▶ Short task:
Repeat, exactly and only, the lines from the beginning of the data through the line with "cm_pcts = [[41.3, 9.4], [7.8, 41.6]]". Pictures are left out.

════

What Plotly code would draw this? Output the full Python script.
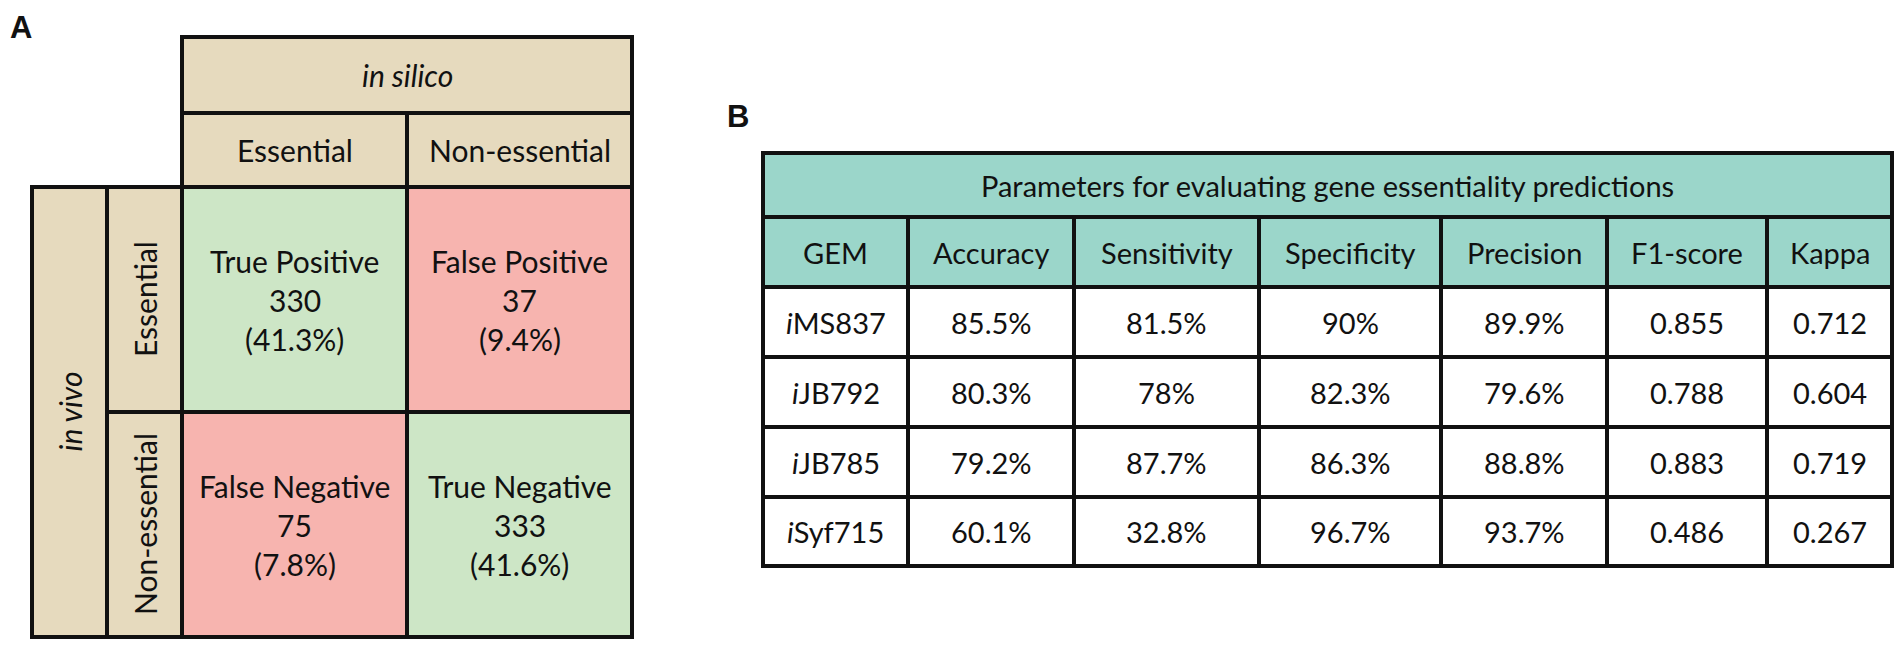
import plotly.graph_objects as go

# ============================
#    data
# ============================
# panel A - confusion matrix
in_silico_label = 'in silico'
in_vivo_label = 'in vivo'
classes = ['Essential', 'Non-essential']
cm_names = [['True Positive', 'False Positive'],
            ['False Negative', 'True Negative']]
cm_counts = [[330, 37], [75, 333]]
cm_pcts = [[41.3, 9.4], [7.8, 41.6]]

# panel B - evaluation table
table_title = 'Parameters for evaluating gene essentiality predictions'
metric_cols = ['GEM', 'Accuracy', 'Sensitivity', 'Specificity', 'Precision', 'F1-score', 'Kappa']
gems = ['MS837', 'JB792', 'JB785', 'Syf715']
accuracy = [85.5, 80.3, 79.2, 60.1]
sensitivity = [81.5, 78, 87.7, 32.8]
specificity = [90, 82.3, 86.3, 96.7]
precision = [89.9, 79.6, 88.8, 93.7]
f1_score = [0.855, 0.788, 0.883, 0.486]
kappa = [0.712, 0.604, 0.719, 0.267]

# ============================
#    layout (pixel grid)
# ============================
W, H = 1904, 646
A_x = [32, 107, 182, 407, 632]
A_y = [37, 113, 187, 412, 637]
B_x = [763, 908, 1074, 1259, 1441, 1607, 1767, 1892]
B_y = [153, 217, 287, 357, 427, 497, 566]

TAN = '#E6DABE'
GREEN = '#CDE6C6'
PINK = '#F7B4AF'
TEAL = '#9BD6CA'
INK = '#111111'
FONT = 'Lato'
LW = 4
SIZE_A = 30
SIZE_B = 29
PITCH_A = 39  # line pitch inside the confusion-matrix cells

fig = go.Figure()
fills = []
edges = []


def cell(x0, x1, y0, y1, color):
    fills.append(dict(type='rect', x0=x0, x1=x1, y0=y0, y1=y1, xref='x', yref='y',
                      fillcolor=color, line=dict(width=0), layer='below'))
    edges.append(dict(type='rect', x0=x0, x1=x1, y0=y0, y1=y1, xref='x', yref='y',
                      fillcolor='rgba(0,0,0,0)', line=dict(color=INK, width=LW)))


def label(x, y, text, size, angle=0, italic=False, bold=False, family=FONT):
    if italic:
        text = '<i>' + text + '</i>'
    if bold:
        text = '<b>' + text + '</b>'
    fig.add_annotation(x=x, y=y, xref='x', yref='y', text=text, showarrow=False,
                       textangle=angle, xanchor='center', yanchor='middle',
                       font=dict(family=family, size=size, color=INK))


# ---- panel A ----
cell(A_x[2], A_x[4], A_y[0], A_y[1], TAN)
label((A_x[2] + A_x[4]) / 2, (A_y[0] + A_y[1]) / 2, in_silico_label, SIZE_A, italic=True)
for j, c in enumerate(classes):
    cell(A_x[2 + j], A_x[3 + j], A_y[1], A_y[2], TAN)
    label((A_x[2 + j] + A_x[3 + j]) / 2, (A_y[1] + A_y[2]) / 2, c, SIZE_A)

cell(A_x[0], A_x[1], A_y[2], A_y[4], TAN)
label((A_x[0] + A_x[1]) / 2, (A_y[2] + A_y[4]) / 2, in_vivo_label, SIZE_A, angle=-90, italic=True)
for i, c in enumerate(classes):
    cell(A_x[1], A_x[2], A_y[2 + i], A_y[3 + i], TAN)
    label((A_x[1] + A_x[2]) / 2, (A_y[2 + i] + A_y[3 + i]) / 2, c, SIZE_A, angle=-90)

for i in range(2):
    for j in range(2):
        color = GREEN if i == j else PINK
        cell(A_x[2 + j], A_x[3 + j], A_y[2 + i], A_y[3 + i], color)
        cx = (A_x[2 + j] + A_x[3 + j]) / 2
        cy = (A_y[2 + i] + A_y[3 + i]) / 2
        lines = [cm_names[i][j], '%d' % cm_counts[i][j], '(%.1f%%)' % cm_pcts[i][j]]
        for k, t in enumerate(lines):
            label(cx, cy + (k - 1) * PITCH_A, t, SIZE_A)

# ---- panel B ----
cell(B_x[0], B_x[-1], B_y[0], B_y[1], TEAL)
label((B_x[0] + B_x[-1]) / 2, (B_y[0] + B_y[1]) / 2, table_title, SIZE_B)
for j, m in enumerate(metric_cols):
    cell(B_x[j], B_x[j + 1], B_y[1], B_y[2], TEAL)
    label((B_x[j] + B_x[j + 1]) / 2, (B_y[1] + B_y[2]) / 2, m, SIZE_B)


def pct(v):
    return '%g%%' % v


columns = [['<i>i</i>' + g for g in gems],
           [pct(v) for v in accuracy],
           [pct(v) for v in sensitivity],
           [pct(v) for v in specificity],
           [pct(v) for v in precision],
           ['%.3f' % v for v in f1_score],
           ['%.3f' % v for v in kappa]]

for i in range(len(gems)):
    for j, col in enumerate(columns):
        cell(B_x[j], B_x[j + 1], B_y[2 + i], B_y[3 + i], 'white')
        label((B_x[j] + B_x[j + 1]) / 2, (B_y[2 + i] + B_y[3 + i]) / 2, col[i], SIZE_B)

# panel letters
label(21, 27, 'A', 31, bold=True, family='Liberation Sans')
label(738, 116, 'B', 31, bold=True, family='Liberation Sans')

fig.update_layout(
    shapes=fills + edges,
    width=W, height=H,
    margin=dict(l=0, r=0, t=0, b=0),
    paper_bgcolor='white', plot_bgcolor='white',
    showlegend=False,
    xaxis=dict(range=[0, W], visible=False, fixedrange=True),
    yaxis=dict(range=[H, 0], visible=False, fixedrange=True),
)

fig.write_html('out.html', config={'displayModeBar': False},
               post_script="document.body.style.margin='0';document.body.style.overflow='hidden';")
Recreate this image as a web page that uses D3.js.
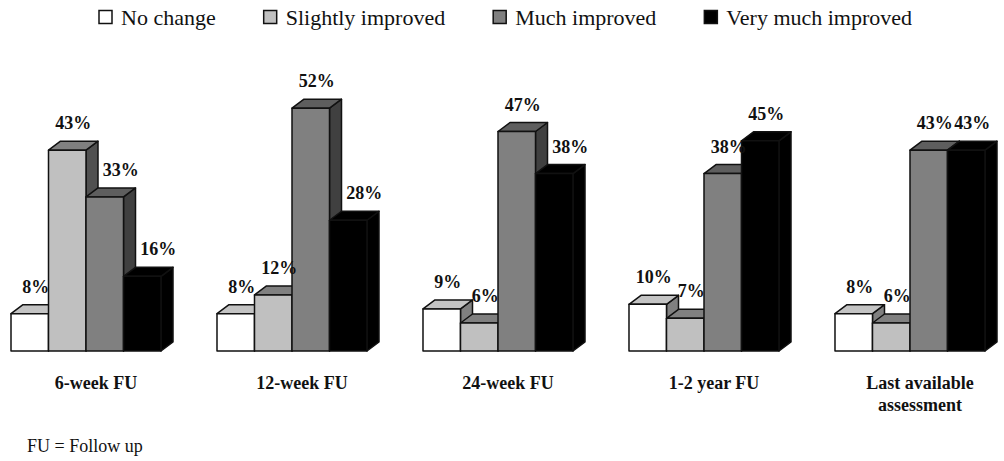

════

▶ Output for this exercise:
What Plotly code would draw this? Output the full Python script.
import plotly.graph_objects as go

# ============================
#    data
# ============================
# panel A - confusion matrix
in_silico_label = 'in silico'
in_vivo_label = 'in vivo'
classes = ['Essential', 'Non-essential']
cm_names = [['True Positive', 'False Positive'],
            ['False Negative', 'True Negative']]
cm_counts = [[330, 37], [75, 333]]
cm_pcts = [[41.3, 9.4], [7.8, 41.6]]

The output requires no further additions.